Trotz der Aussagen Kneissls in der "Welt" hatten sich die ÖVP von Bundeskanzler Sebastian Kurz und die FPÖ, die Kneissl für das Ministeramt nominiert hatte, am Donnerstag einem von der Liste Pilz in den Nationalrat eingebrachten Entschließungsantrag nicht angeschlossen. Darin wurde die Bundesregierung aufgefordert, die Bewilligung für Waffenausfuhren nach Saudi-Arabien komplett zu untersagen (auch jene, die nicht unter das Kriegsmateraliengesetz fallen) und sich für ein gesamteuropäisches Waffenembargo gegen Saudi-Arabien und die Vereinigten Arabischen Emirate einzusetzen.
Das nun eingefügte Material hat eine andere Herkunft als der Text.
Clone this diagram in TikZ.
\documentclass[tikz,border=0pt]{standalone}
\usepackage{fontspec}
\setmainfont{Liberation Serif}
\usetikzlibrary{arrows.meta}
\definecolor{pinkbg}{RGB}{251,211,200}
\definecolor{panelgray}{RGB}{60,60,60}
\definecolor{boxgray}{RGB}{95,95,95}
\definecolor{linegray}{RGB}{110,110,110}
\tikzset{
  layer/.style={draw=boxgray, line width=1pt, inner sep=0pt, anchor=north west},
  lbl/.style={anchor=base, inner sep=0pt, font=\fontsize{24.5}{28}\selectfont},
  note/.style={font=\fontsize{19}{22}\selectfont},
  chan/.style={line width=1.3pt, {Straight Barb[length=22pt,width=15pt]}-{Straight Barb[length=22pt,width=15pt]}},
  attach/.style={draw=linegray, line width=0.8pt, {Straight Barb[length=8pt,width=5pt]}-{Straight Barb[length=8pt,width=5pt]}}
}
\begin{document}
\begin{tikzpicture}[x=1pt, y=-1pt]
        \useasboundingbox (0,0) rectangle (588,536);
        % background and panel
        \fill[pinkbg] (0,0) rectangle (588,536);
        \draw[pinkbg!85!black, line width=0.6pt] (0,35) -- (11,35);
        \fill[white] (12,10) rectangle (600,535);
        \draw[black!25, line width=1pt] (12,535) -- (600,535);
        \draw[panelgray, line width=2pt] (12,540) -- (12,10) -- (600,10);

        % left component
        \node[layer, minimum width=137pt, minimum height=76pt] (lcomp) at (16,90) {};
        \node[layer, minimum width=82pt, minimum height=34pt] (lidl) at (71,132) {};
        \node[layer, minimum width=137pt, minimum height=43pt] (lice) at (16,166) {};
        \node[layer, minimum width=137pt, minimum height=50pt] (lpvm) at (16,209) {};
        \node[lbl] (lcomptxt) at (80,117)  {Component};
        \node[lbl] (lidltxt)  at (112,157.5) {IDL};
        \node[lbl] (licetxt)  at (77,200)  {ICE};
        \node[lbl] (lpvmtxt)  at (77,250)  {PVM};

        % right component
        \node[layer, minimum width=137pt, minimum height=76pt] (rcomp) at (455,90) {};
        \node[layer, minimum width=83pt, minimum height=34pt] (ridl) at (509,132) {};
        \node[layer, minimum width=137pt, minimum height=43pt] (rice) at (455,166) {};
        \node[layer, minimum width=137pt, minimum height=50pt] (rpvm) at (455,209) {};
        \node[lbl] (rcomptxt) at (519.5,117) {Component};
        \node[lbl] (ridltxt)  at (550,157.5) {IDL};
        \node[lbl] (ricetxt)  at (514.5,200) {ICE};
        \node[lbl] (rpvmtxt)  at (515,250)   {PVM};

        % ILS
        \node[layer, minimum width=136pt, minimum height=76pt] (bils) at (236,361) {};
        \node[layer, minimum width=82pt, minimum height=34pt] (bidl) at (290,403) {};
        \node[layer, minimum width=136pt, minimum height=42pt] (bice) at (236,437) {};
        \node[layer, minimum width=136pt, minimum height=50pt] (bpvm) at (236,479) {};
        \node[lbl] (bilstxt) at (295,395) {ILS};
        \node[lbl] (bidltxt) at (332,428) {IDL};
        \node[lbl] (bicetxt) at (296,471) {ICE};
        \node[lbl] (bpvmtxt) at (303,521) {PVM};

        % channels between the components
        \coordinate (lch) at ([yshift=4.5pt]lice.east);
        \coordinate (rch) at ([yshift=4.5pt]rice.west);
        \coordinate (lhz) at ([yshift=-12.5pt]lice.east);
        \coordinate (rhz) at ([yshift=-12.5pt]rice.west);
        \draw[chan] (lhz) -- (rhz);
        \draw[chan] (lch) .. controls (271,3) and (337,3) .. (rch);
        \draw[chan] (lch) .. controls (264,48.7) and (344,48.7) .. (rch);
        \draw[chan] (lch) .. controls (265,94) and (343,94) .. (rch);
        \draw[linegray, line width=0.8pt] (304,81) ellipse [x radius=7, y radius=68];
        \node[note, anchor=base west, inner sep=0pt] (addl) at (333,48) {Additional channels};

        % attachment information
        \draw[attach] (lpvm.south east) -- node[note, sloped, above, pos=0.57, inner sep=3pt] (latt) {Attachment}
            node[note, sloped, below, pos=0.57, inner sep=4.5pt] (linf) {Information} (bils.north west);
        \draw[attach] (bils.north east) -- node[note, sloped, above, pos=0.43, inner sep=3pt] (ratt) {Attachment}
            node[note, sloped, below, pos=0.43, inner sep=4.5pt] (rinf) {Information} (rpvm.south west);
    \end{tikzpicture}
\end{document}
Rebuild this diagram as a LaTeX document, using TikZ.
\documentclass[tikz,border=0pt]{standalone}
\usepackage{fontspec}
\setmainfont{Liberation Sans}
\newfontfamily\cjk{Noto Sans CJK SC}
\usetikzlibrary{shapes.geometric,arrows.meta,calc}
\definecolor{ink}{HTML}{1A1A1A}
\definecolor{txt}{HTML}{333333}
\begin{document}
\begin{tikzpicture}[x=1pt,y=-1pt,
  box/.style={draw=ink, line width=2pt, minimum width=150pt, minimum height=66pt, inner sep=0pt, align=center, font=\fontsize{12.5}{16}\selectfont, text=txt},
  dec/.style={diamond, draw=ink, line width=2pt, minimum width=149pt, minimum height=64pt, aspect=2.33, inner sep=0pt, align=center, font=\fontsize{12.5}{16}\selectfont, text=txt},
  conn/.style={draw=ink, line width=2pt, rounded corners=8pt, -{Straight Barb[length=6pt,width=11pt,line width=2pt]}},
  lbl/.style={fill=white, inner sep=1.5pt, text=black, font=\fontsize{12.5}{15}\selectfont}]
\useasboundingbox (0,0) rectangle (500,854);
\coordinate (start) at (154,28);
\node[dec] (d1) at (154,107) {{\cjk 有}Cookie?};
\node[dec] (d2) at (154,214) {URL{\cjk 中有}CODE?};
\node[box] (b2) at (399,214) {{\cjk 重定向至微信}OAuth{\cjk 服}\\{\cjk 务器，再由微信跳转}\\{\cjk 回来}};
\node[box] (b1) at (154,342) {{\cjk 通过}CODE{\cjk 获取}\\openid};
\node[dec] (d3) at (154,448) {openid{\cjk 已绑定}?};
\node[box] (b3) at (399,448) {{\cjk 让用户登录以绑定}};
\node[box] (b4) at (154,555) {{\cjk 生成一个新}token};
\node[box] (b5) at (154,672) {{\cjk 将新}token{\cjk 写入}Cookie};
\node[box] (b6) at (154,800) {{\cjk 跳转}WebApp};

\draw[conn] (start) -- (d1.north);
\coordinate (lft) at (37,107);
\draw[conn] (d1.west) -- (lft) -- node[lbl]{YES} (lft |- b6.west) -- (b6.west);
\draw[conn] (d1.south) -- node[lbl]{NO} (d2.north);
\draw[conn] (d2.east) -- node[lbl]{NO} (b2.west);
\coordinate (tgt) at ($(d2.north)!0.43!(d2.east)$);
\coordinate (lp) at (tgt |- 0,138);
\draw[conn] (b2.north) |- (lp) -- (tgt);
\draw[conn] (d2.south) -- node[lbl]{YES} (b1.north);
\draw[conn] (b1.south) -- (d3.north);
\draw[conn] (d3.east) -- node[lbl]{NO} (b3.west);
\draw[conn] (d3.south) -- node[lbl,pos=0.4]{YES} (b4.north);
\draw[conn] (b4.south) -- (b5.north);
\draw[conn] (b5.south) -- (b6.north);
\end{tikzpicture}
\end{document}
Nur die beiden übrigen Oppositionsfraktionen - SPÖ und NEOS - unterstützten den Entschließungsantrag, dem so die Mehrheit fehlte. Der außenpolitische Sprecher der SPÖ und designierte Spitzenkandidat der Sozialdemokraten bei der Europawahl, Andreas Schieder, kritisierte Kneissl daher und sah Widersprüche.
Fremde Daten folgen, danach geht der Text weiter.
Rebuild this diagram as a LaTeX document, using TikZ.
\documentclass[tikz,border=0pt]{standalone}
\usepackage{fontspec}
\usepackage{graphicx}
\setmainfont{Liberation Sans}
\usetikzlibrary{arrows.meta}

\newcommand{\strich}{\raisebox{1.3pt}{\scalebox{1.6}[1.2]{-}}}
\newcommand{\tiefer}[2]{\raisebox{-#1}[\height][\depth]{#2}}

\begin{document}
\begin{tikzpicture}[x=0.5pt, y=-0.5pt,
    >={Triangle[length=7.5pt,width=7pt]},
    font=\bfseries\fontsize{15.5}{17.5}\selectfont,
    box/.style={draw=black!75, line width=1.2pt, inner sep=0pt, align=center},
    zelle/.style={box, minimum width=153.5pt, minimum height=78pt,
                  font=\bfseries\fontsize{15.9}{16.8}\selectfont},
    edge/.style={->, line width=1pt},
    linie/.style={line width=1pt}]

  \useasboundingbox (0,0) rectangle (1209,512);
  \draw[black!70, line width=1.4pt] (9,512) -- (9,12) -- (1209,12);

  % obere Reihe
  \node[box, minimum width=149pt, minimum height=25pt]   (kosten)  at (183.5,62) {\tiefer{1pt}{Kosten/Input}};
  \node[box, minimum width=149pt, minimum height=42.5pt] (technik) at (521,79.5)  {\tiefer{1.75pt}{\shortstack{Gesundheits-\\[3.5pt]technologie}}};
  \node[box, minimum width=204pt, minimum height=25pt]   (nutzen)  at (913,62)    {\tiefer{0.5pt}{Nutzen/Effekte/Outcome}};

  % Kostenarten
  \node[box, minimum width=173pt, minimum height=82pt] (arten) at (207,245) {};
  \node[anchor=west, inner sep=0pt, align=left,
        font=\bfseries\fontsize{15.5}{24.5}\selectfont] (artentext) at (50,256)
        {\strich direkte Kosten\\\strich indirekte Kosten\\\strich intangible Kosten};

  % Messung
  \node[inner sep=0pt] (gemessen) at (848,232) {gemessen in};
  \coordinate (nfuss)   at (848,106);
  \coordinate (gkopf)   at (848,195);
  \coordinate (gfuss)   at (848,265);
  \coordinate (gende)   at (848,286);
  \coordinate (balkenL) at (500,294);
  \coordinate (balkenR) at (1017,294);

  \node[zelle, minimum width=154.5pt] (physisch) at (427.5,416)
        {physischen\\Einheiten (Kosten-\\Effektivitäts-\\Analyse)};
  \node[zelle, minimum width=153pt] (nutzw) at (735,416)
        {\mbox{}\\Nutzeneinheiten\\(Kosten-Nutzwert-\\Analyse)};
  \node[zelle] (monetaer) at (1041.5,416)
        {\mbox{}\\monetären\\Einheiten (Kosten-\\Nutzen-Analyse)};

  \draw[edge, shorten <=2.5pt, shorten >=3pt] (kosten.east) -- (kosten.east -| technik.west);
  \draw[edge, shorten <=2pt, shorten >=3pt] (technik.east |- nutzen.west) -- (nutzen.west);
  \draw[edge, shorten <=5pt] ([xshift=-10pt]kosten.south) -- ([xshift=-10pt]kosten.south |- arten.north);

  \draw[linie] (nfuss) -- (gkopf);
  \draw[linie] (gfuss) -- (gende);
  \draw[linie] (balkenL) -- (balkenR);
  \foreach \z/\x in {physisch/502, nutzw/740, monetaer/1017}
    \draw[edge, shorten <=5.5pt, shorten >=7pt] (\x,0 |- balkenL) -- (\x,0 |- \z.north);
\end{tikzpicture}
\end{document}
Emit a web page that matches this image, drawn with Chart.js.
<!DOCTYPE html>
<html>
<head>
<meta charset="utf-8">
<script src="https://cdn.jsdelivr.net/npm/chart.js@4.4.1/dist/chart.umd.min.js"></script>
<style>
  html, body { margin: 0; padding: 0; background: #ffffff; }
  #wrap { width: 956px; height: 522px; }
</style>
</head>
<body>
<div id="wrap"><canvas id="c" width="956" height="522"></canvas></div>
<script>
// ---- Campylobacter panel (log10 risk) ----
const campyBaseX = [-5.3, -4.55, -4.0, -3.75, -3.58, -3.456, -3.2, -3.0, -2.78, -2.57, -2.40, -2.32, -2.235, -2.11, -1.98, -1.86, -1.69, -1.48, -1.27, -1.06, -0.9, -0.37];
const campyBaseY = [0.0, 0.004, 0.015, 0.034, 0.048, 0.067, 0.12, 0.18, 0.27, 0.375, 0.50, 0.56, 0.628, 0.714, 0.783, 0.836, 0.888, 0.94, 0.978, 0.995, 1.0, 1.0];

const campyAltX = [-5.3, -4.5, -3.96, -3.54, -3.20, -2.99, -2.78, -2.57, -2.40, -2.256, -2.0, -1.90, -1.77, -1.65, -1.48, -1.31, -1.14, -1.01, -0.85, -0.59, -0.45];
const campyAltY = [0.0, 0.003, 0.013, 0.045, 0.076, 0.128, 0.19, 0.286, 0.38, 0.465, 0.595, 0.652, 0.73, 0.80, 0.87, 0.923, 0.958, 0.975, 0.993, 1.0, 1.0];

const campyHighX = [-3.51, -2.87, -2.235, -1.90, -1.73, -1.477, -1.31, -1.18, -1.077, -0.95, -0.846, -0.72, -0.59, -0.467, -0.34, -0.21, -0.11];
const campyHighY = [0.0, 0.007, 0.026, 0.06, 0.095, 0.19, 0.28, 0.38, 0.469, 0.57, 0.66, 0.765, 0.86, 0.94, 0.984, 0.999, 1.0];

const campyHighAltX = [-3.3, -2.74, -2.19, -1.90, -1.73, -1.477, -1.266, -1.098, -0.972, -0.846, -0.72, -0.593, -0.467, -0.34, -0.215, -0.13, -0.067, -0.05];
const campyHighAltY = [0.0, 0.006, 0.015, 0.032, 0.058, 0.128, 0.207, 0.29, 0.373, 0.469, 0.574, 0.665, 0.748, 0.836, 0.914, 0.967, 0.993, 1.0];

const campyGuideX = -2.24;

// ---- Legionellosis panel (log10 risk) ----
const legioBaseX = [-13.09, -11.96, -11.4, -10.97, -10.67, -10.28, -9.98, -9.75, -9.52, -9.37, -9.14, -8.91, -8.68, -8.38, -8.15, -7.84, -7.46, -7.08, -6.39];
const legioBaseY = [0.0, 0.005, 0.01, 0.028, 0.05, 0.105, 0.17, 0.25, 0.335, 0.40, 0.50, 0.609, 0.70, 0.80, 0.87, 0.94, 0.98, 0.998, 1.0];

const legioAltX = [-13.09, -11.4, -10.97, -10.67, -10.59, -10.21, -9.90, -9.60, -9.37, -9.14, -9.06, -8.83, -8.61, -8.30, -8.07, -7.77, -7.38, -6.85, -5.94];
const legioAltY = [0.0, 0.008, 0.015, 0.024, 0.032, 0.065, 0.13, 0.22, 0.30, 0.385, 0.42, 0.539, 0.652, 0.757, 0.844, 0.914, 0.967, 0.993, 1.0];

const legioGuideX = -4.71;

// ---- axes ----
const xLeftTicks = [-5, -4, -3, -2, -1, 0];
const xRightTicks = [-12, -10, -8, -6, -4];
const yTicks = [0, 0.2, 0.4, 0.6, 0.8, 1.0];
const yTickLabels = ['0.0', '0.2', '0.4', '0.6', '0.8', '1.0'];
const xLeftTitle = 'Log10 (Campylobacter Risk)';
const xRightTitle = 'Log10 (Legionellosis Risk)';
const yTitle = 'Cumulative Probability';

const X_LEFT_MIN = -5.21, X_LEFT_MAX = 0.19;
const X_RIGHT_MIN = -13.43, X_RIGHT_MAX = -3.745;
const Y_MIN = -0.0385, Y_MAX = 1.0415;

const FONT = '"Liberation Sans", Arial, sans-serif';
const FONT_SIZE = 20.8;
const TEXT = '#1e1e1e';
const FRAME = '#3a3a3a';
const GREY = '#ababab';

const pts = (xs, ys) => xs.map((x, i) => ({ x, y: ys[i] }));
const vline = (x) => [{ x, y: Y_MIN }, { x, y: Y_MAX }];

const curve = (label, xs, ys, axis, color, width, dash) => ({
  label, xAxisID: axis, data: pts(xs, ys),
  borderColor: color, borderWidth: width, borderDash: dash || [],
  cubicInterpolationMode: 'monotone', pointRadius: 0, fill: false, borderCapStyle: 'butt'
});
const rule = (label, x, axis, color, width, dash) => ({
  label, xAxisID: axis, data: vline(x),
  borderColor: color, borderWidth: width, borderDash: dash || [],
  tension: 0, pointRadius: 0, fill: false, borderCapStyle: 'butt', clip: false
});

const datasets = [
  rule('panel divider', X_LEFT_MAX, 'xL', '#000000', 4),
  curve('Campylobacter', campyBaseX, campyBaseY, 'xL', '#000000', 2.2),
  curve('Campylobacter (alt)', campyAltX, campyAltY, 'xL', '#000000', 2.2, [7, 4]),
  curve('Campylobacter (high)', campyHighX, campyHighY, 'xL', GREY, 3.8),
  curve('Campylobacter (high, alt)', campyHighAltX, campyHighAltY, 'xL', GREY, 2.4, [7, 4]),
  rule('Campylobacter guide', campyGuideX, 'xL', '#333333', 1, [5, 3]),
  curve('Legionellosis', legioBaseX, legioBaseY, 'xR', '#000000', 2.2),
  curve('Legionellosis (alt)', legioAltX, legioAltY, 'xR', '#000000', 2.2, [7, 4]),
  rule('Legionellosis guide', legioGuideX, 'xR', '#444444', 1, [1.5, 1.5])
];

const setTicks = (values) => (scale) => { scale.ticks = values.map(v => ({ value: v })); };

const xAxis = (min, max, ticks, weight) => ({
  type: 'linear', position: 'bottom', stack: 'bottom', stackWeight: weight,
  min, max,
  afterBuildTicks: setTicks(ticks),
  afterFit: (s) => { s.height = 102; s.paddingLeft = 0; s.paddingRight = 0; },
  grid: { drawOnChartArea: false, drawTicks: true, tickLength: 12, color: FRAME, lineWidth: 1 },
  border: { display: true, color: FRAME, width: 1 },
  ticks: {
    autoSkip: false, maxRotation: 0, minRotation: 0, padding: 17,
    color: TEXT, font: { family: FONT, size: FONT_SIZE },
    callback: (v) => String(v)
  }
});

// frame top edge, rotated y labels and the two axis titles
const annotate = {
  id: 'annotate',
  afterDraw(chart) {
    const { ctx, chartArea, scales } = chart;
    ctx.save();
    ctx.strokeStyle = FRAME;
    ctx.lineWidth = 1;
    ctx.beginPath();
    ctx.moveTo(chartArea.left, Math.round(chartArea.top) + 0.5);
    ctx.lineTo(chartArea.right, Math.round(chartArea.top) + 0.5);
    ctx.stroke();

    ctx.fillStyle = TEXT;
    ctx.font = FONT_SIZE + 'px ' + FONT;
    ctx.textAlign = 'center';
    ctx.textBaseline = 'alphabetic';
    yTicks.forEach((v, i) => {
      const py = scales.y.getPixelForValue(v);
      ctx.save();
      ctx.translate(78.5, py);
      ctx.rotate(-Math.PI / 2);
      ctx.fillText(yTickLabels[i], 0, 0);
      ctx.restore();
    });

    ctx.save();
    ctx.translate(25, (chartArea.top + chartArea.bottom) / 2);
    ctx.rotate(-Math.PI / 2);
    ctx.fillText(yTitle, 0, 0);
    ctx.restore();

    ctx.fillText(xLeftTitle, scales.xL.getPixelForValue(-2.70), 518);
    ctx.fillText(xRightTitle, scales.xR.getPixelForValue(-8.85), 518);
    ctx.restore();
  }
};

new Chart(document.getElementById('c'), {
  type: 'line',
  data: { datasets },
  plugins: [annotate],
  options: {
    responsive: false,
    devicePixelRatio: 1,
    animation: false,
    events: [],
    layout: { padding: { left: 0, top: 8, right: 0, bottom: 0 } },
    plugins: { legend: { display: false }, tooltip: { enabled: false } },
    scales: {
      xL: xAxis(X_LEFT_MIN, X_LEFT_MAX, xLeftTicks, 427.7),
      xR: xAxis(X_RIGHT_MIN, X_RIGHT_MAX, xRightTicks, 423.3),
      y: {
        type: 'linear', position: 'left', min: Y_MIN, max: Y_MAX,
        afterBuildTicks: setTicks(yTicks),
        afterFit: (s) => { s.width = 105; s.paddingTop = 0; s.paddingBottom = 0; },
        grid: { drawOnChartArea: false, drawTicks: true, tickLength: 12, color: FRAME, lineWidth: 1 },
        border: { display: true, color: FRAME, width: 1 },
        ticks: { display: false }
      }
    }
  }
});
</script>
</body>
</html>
Khashoggi war am 2. Oktober im saudi-arabischen Konsulat in Istanbul getötet worden. Das hat mittlerweile auch Saudi-Arabien eingeräumt. Türkische Sicherheitsbehörden gehen davon aus, dass Kronprinz Mohammed bin Salman den Befehl zur Beseitigung des Regierungskritikers gegeben hat. Der türkische Präsident Recep Tayyip Erdogan forderte erneut, Saudi-Arabien müsse den Auftraggeber für den Anschlag auf den regierungskritischen Journalisten preisgeben. "Wer hat den Befehl gegeben?", fragte er am Freitag bei einer Veranstaltung seiner AK-Partei. Saudi-Arabien streitet jede Verwicklung des Kronprinzen in den Fall ab.

Unterdessen wurden neue Details zum Ton-Mitschnitt bekannt, der offenbar während Khashoggis Aufenthalt im Istanbuler Konsulat angefertigt wurde. Ein europäischer Sicherheitsexperte sagte Reuters: "Es gab einen Streit zu Beginn, sie beleidigten sich gegenseitig, es entwickelte sich." Die Saudi-Araber seien mit den Worten zu hören: "Erteilen wir ihm eine Lehre." Khashoggi habe nicht den Eindruck gemacht, als rechne er damit, getötet zu werden.